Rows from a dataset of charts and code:
##############################

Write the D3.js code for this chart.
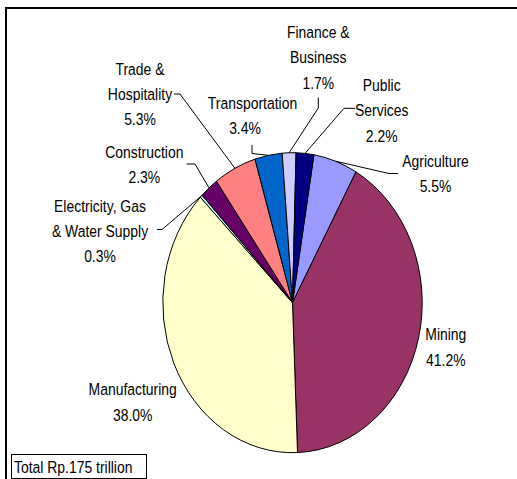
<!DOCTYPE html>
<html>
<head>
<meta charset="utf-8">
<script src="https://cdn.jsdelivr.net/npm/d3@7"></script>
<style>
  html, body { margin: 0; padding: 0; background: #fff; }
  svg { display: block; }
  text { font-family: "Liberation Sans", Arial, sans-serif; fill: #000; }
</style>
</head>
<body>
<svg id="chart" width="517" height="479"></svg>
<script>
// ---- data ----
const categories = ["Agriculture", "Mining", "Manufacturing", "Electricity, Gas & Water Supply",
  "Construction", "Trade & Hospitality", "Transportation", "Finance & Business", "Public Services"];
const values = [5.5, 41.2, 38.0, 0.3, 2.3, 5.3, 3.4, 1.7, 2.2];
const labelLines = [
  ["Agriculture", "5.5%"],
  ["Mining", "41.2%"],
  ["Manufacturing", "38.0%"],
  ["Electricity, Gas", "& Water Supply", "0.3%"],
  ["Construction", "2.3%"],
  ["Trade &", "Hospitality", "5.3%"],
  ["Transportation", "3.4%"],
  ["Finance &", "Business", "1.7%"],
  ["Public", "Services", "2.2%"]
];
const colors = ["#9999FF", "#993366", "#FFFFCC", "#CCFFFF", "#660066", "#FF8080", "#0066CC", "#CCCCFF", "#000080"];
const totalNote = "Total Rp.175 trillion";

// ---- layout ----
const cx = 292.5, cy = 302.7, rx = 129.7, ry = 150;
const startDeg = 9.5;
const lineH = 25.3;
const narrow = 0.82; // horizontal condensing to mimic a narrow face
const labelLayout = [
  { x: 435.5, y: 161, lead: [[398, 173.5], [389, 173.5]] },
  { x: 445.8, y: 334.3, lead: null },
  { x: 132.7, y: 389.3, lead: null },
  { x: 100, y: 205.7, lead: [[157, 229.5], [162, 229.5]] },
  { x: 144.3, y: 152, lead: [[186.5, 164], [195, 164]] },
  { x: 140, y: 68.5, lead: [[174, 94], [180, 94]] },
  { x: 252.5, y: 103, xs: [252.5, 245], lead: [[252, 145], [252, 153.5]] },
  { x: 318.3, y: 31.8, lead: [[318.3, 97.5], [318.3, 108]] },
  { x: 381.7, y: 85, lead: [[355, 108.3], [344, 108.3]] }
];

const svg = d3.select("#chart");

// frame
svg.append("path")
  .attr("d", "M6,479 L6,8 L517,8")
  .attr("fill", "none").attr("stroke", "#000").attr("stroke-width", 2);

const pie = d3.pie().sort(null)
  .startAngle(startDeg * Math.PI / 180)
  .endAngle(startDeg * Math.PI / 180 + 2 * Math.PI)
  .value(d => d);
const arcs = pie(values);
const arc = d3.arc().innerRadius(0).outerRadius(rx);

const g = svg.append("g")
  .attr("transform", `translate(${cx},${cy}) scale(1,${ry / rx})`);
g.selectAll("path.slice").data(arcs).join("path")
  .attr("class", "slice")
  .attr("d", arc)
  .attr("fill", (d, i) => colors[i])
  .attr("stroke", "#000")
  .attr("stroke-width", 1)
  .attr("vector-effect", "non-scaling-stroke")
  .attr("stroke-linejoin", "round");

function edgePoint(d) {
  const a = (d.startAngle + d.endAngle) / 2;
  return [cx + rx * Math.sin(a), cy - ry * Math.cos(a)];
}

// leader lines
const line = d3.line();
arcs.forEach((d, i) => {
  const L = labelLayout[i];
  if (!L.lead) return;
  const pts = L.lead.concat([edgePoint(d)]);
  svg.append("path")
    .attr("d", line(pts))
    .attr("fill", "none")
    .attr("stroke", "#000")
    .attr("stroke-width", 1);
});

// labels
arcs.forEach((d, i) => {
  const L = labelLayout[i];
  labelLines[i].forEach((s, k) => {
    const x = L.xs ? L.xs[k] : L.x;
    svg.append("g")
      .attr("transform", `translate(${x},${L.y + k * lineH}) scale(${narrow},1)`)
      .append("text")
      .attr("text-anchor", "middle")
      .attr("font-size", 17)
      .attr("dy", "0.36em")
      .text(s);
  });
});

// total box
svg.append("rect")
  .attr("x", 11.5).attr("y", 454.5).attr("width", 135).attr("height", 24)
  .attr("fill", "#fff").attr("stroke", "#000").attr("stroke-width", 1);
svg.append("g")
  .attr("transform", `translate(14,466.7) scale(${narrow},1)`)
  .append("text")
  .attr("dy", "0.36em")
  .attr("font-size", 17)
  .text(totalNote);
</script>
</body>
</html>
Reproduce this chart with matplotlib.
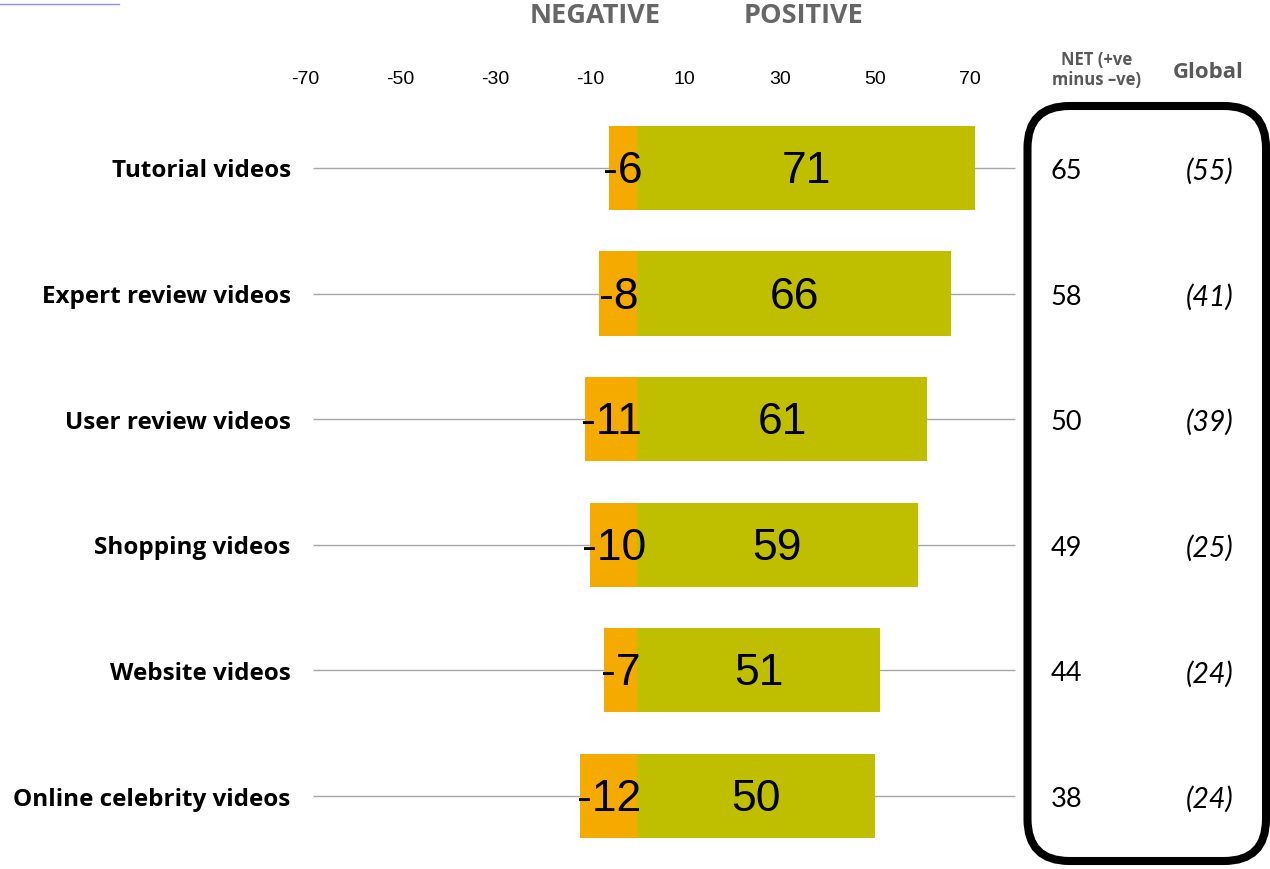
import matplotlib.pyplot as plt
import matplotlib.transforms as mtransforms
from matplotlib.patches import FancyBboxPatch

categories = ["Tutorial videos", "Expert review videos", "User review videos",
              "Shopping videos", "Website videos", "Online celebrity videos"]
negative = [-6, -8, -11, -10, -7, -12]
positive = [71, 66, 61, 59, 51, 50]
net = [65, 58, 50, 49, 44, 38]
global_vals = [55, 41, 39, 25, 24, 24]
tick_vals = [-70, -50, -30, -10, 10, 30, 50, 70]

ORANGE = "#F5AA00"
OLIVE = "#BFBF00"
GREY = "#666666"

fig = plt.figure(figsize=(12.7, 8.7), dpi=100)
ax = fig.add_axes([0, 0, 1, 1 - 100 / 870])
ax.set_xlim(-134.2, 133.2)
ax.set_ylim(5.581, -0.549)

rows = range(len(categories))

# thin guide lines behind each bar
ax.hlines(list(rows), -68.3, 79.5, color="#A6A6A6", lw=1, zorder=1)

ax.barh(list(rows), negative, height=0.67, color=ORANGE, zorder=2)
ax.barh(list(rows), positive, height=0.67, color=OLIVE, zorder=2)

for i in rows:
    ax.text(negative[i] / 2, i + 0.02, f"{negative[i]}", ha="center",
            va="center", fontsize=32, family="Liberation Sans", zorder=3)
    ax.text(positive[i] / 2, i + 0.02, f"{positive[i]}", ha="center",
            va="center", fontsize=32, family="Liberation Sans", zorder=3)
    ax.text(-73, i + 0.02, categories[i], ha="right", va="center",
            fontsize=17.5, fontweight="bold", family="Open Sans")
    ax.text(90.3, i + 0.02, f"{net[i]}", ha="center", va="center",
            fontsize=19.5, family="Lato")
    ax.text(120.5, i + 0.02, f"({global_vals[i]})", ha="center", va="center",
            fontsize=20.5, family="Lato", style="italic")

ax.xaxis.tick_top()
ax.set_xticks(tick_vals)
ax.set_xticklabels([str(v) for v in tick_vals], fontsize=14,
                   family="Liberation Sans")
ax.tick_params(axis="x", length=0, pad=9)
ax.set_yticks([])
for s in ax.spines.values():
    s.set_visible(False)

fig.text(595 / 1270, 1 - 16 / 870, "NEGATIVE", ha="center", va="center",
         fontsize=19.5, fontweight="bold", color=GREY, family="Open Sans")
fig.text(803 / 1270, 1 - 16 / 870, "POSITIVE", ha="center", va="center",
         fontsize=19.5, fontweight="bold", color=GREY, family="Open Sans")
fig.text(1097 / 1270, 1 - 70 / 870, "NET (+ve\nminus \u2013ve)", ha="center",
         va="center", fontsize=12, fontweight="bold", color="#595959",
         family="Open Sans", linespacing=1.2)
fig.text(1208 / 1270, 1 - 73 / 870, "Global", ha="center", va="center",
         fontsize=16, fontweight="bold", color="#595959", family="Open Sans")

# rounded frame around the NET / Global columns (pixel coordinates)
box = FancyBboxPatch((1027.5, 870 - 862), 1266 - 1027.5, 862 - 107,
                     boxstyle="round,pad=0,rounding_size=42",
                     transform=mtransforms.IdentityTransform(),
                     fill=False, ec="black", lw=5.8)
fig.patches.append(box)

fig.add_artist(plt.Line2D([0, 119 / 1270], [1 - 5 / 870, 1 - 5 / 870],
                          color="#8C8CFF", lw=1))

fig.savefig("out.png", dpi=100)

##############################

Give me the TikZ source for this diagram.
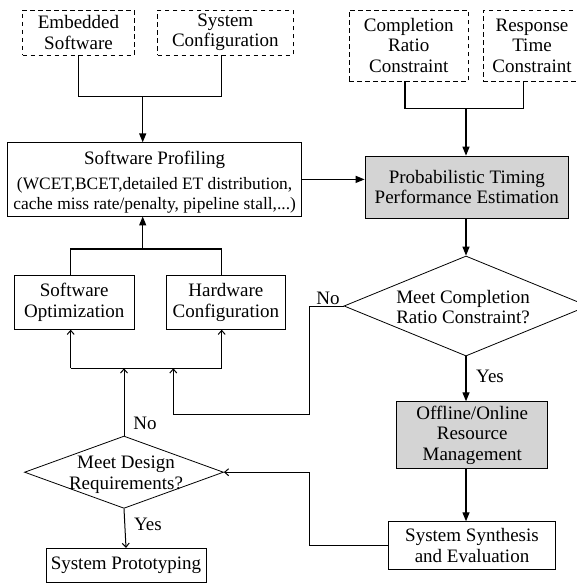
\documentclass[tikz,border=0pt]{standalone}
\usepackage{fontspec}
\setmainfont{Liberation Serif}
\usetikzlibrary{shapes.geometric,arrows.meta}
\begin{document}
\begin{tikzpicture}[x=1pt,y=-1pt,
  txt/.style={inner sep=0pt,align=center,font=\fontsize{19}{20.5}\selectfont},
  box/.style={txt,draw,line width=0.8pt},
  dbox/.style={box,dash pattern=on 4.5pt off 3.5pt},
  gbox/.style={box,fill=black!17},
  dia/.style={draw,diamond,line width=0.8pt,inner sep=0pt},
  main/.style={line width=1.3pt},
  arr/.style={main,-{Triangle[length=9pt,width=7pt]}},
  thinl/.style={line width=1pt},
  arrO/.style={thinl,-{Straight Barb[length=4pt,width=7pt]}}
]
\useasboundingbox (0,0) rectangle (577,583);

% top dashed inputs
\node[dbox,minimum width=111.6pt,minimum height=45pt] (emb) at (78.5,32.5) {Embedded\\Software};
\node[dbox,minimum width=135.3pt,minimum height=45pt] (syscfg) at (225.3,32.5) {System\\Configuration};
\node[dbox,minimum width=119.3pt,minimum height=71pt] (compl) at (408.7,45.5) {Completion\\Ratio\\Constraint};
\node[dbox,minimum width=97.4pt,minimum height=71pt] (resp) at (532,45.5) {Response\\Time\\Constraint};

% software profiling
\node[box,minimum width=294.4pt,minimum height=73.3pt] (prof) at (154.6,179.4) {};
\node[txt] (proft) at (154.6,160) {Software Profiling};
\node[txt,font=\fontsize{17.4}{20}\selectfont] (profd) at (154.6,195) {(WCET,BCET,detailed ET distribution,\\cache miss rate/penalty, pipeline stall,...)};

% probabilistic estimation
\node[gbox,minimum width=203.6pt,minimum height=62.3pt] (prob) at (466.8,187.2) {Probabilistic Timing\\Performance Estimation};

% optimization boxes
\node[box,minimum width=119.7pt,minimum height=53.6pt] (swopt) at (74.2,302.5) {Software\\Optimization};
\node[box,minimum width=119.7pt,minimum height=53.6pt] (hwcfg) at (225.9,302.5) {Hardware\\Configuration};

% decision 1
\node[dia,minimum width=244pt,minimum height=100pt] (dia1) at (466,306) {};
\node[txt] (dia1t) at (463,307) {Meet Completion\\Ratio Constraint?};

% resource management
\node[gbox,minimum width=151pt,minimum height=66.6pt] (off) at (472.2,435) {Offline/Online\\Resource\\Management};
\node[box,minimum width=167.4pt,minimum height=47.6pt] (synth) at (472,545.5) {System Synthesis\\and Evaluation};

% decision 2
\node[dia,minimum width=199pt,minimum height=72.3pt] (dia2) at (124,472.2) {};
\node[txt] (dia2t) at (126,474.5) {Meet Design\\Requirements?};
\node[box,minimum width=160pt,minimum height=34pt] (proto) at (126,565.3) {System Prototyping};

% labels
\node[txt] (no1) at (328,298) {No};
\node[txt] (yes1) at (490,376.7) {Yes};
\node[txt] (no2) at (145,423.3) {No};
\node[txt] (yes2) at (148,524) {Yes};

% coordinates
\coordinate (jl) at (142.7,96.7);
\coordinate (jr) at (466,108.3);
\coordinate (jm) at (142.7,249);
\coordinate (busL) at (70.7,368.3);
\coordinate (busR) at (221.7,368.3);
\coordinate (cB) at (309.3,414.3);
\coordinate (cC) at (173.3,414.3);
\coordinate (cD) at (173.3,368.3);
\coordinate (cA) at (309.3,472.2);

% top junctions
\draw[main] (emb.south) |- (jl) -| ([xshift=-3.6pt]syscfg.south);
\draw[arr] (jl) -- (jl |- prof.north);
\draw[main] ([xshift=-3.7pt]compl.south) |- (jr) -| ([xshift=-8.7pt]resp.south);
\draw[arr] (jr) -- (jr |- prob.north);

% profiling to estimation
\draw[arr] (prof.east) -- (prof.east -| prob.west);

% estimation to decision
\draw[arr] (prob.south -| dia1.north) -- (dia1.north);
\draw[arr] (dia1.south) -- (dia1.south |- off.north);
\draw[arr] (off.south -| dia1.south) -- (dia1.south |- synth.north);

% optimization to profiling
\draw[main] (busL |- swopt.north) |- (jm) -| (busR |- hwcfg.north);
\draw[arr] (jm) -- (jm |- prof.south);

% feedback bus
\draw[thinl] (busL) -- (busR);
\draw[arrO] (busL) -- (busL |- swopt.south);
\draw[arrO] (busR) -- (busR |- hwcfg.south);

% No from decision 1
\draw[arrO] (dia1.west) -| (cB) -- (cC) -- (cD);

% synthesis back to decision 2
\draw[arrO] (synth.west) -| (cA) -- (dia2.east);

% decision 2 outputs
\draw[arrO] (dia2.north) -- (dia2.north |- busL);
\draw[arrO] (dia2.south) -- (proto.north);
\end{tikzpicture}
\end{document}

##############################

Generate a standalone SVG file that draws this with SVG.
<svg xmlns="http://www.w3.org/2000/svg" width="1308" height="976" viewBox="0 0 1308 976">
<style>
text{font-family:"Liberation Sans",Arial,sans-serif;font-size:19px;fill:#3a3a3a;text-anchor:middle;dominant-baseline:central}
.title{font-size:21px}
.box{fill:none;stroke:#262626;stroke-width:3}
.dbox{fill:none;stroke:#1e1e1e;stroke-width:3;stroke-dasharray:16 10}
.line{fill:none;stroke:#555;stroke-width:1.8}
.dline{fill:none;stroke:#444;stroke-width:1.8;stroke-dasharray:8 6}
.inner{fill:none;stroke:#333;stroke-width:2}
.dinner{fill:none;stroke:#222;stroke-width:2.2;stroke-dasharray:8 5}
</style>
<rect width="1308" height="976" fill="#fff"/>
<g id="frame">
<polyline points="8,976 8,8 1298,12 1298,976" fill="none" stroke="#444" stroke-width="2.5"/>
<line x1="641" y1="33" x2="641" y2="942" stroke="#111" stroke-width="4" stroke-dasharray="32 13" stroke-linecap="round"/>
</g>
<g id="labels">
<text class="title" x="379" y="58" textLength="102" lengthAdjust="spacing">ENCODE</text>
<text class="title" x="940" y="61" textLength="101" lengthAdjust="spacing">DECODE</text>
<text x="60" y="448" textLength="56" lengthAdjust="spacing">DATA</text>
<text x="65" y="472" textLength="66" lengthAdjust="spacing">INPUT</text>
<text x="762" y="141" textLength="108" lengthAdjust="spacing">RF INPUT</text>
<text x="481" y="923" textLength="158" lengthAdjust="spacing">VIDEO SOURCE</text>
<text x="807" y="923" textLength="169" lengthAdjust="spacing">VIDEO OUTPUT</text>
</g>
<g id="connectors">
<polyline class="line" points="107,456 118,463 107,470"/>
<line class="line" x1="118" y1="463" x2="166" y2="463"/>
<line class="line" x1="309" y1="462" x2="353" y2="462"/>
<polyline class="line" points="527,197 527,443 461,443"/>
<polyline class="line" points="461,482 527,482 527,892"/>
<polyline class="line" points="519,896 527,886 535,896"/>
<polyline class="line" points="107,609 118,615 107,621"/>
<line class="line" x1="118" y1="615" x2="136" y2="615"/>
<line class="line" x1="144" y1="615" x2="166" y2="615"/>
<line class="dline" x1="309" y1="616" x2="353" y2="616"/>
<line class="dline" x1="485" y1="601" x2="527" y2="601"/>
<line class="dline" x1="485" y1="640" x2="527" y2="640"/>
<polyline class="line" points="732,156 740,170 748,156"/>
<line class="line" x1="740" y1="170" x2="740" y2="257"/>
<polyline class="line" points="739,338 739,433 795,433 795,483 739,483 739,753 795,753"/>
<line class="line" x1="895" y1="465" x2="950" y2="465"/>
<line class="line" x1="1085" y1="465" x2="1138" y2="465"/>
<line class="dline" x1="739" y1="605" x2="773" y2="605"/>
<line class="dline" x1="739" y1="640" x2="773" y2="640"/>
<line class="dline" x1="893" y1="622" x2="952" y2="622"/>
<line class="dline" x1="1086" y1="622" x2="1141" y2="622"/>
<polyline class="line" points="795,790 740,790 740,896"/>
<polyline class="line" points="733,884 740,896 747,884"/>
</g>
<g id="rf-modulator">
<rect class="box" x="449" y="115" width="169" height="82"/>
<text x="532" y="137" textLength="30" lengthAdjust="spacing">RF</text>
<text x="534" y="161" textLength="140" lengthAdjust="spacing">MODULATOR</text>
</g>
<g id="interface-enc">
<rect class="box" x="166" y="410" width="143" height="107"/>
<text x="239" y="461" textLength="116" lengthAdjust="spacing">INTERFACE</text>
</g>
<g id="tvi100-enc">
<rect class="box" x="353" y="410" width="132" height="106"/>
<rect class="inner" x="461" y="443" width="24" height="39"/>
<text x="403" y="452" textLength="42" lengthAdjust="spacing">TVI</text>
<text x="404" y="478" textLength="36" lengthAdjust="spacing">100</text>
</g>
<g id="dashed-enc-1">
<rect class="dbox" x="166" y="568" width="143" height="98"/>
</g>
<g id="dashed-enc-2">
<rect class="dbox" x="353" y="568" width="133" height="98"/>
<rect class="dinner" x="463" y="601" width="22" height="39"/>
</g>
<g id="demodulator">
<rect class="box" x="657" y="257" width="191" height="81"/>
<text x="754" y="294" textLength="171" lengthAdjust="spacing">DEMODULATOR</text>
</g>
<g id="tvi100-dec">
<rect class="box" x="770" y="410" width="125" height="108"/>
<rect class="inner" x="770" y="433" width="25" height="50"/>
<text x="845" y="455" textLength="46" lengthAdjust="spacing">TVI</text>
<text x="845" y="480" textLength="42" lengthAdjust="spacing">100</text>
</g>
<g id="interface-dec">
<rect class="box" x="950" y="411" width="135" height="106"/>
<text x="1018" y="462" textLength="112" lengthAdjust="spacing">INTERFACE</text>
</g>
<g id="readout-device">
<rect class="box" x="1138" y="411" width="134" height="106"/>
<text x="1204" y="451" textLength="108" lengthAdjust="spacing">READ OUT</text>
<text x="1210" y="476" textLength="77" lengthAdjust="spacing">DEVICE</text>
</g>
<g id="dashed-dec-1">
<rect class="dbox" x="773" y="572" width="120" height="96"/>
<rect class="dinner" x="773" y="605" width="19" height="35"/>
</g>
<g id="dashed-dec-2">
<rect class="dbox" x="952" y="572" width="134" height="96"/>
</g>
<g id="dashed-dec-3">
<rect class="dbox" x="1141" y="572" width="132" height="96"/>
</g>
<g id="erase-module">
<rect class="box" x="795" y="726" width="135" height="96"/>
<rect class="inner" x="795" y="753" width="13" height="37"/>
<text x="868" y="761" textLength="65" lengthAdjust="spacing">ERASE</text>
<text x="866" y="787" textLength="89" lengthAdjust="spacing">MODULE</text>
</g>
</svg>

##############################

◆ GIVEN EXERCISE ◆
Exclude any pictures, and restate word for word the lines from the one containing "Give me the TikZ source for this diagram." through the one containing "(0,0) rectangle (577,583);", both included.

◆ OUTPUT BELOW ◆
Give me the TikZ source for this diagram.
\documentclass[tikz,border=0pt]{standalone}
\usepackage{fontspec}
\setmainfont{Liberation Serif}
\usetikzlibrary{shapes.geometric,arrows.meta}
\begin{document}
\begin{tikzpicture}[x=1pt,y=-1pt,
  txt/.style={inner sep=0pt,align=center,font=\fontsize{19}{20.5}\selectfont},
  box/.style={txt,draw,line width=0.8pt},
  dbox/.style={box,dash pattern=on 4.5pt off 3.5pt},
  gbox/.style={box,fill=black!17},
  dia/.style={draw,diamond,line width=0.8pt,inner sep=0pt},
  main/.style={line width=1.3pt},
  arr/.style={main,-{Triangle[length=9pt,width=7pt]}},
  thinl/.style={line width=1pt},
  arrO/.style={thinl,-{Straight Barb[length=4pt,width=7pt]}}
]
\useasboundingbox (0,0) rectangle (577,583);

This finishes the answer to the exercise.